Single by Gene Vincent
- Released: December 1961
- Recorded: October 1961
- Label: USA Capitol
- Songwriter: Dave Burgess

= Lucky Star (Gene Vincent song) =

"Lucky Star" is a 1961 song by Dave Burgess, first recorded by Rick Nelson and later by Gene Vincent.

The tune was written by Dave Burgess of the Champs, an old friend of Vincent's who now ran Five Star Music and Challenge Records. It is no relation to the 1957 "Lucky Star" song by Marvin Rainwater. The lyrics commence as follows:

Lucky star shine on me, Lucky star don't you see, I need your light shinin' bright, To win her love for me tonight..

==Rick Nelson version==
The song was first recorded by Rick Nelson who had covered several of Dave Burgess' songs from 1957 onwards, with Burgess philosophical about the more commercial success Nelson had with Burgess' songs than he himself. Nelson's track, which featured background vocals by Dave Burgess, Glen Campbell and Jerry Fuller, was released on his 1961 album Rick Is 21 on Imperial Records. In 1964 it was released as a single and reached #127 on Billboard's Bubbling Under chart. On January 11, 1962, Nelson sang the song on The Adventures of Ozzie & Harriet episode "Backyard Pet Show".

==Gene Vincent version==
Vincent's version of Burgess' song occurred after Vincent was forced to cancel the remainder of a UK tour after collapsing in Glasgow and then, after two days in the Glasgow Royal Infirmary, collapsing again in Rumford and being flown home. Vincent's first return to work after this incident was a low-pressure session in October 1961 at the Capitol Studios in Hollywood with Burgess and his band.

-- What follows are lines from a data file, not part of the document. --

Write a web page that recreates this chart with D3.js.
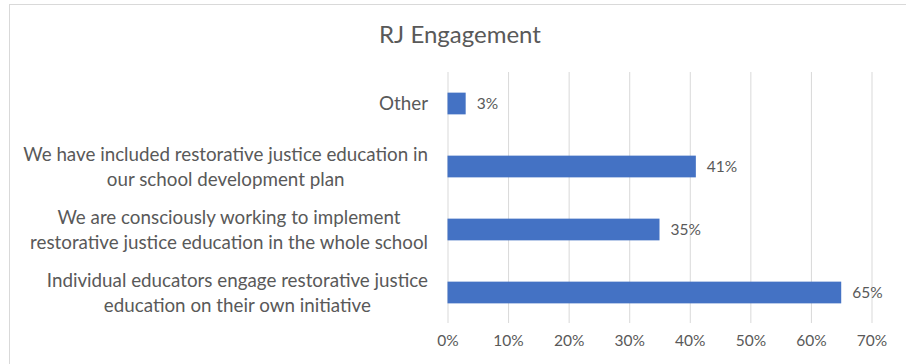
<!DOCTYPE html>
<html>
<head>
<meta charset="utf-8">
<script src="https://cdn.jsdelivr.net/npm/d3@7"></script>
<style>
  body { margin: 0; background: #fff; }
  text { font-family: Lato, "Open Sans", sans-serif; fill: #595959; }
</style>
</head>
<body>
<div id="chart"></div>
<script>
var categories = [
  ['Other'],
  ['We have included restorative justice education in', 'our school development plan'],
  ['We are consciously working to implement', 'restorative justice education in the whole school'],
  ['Individual educators engage restorative justice', 'education on their own initiative']
]
var values = [3, 41, 35, 65]
var ticks = [0, 10, 20, 30, 40, 50, 60, 70]

var width = 906
var height = 364

var svg = d3.select('#chart').append('svg')
  .attr('width', width)
  .attr('height', height)

// chart area border (runs off the right and bottom edges)
svg.append('rect')
  .attr('x', 9.5).attr('y', 4.5)
  .attr('width', 920).attr('height', 400)
  .attr('fill', '#fff')
  .attr('stroke', '#d9d9d9')

svg.append('text')
  .attr('x', 460).attr('y', 43)
  .attr('text-anchor', 'middle')
  .style('font-size', '24px')
  .text('RJ Engagement')

var xScale = d3.scaleLinear().domain([0, 70]).range([447.5, 871.5])
var yScale = d3.scaleBand()
  .domain(d3.range(categories.length))
  .range([72, 324])
  .paddingInner(0.655)
  .paddingOuter(0.3275)

var xAxis = d3.axisBottom(xScale)
  .tickValues(ticks)
  .tickFormat(function (d) { return d + '%' })
  .tickSizeInner(-(323 - 72))
  .tickSizeOuter(0)
  .tickPadding(12)

var gx = svg.append('g')
  .attr('transform', 'translate(0,323)')
  .call(xAxis)
gx.select('.domain').remove()
gx.selectAll('line').attr('stroke', '#d9d9d9')
gx.selectAll('text')
  .style('font-size', '15.5px')
  .attr('fill', '#595959')

svg.append('g').selectAll('rect')
  .data(values)
  .enter().append('rect')
  .attr('x', xScale(0))
  .attr('y', function (d, i) { return yScale(i) })
  .attr('width', function (d) { return xScale(d) - xScale(0) })
  .attr('height', yScale.bandwidth())
  .attr('fill', '#4472c4')

svg.append('g').selectAll('text')
  .data(values)
  .enter().append('text')
  .attr('x', function (d) { return xScale(d) + 11 })
  .attr('y', function (d, i) { return yScale(i) + yScale.bandwidth() / 2 })
  .attr('dy', '0.35em')
  .style('font-size', '15.5px')
  .text(function (d) { return d + '%' })

// category labels: lines centred on each other, block right-aligned
var lineHeight = 25
var labelRight = 428
var labels = svg.append('g').selectAll('text')
  .data(categories)
  .enter().append('text')
  .style('font-size', '18.8px')
  .attr('text-anchor', 'middle')
labels.each(function (lines, i) {
  var t = d3.select(this)
  var cy = yScale(i) + yScale.bandwidth() / 2
  var top = cy - (lines.length - 1) * lineHeight / 2
  lines.forEach(function (line, j) {
    t.append('tspan').attr('y', top + j * lineHeight).attr('dy', '0.35em').text(line)
  })
  var maxW = 0
  t.selectAll('tspan').each(function () {
    maxW = Math.max(maxW, this.getComputedTextLength())
  })
  t.selectAll('tspan').attr('x', labelRight - maxW / 2)
})
</script>
</body>
</html>
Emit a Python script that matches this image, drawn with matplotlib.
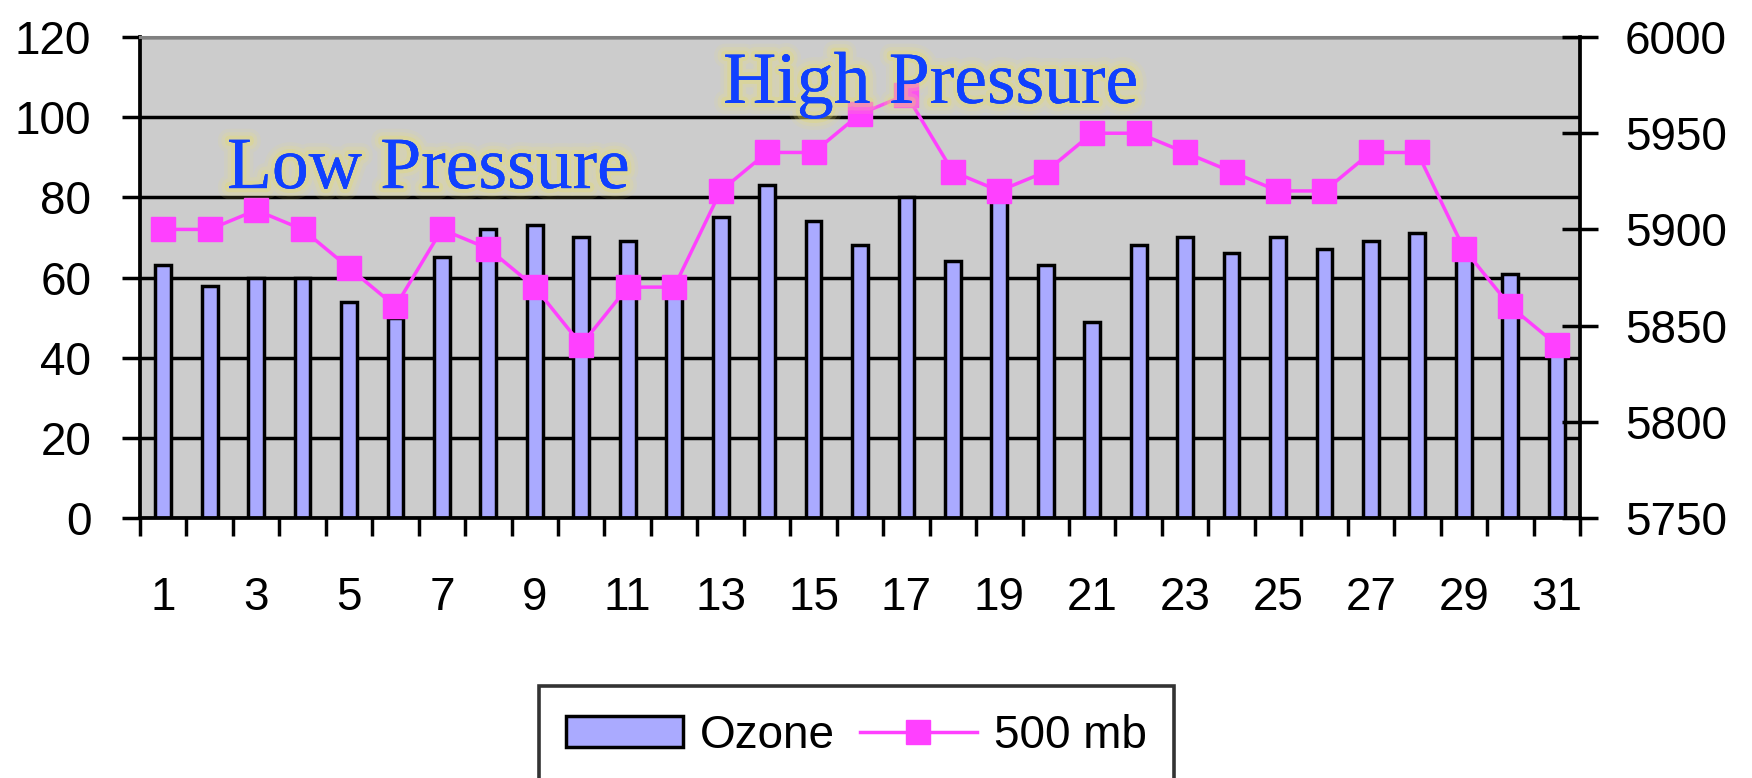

Dave Burgess was an old friend, who was in The Champs when they'd toured with the Blue Caps. Lucky Star and the B-Side – a cover version of Clyde Pitts' "Baby Don't Believe Him", which Pitts also released in 1961 – were the result of the session. The track was released as a single in the fifth week of November 1961. It was his last USA Capitol single. In March 1962 Vincent was back in the UK touring with Brenda Lee and included the new song "Lucky Star" in a set consisting mainly of older hits. The song has been reissued on several compilation albums including A Portrait of Gene Vincent and Gene Vincent's 20 Greatest. Coincidentally Vincent was the first American to appear on the show Thank Your Lucky Stars.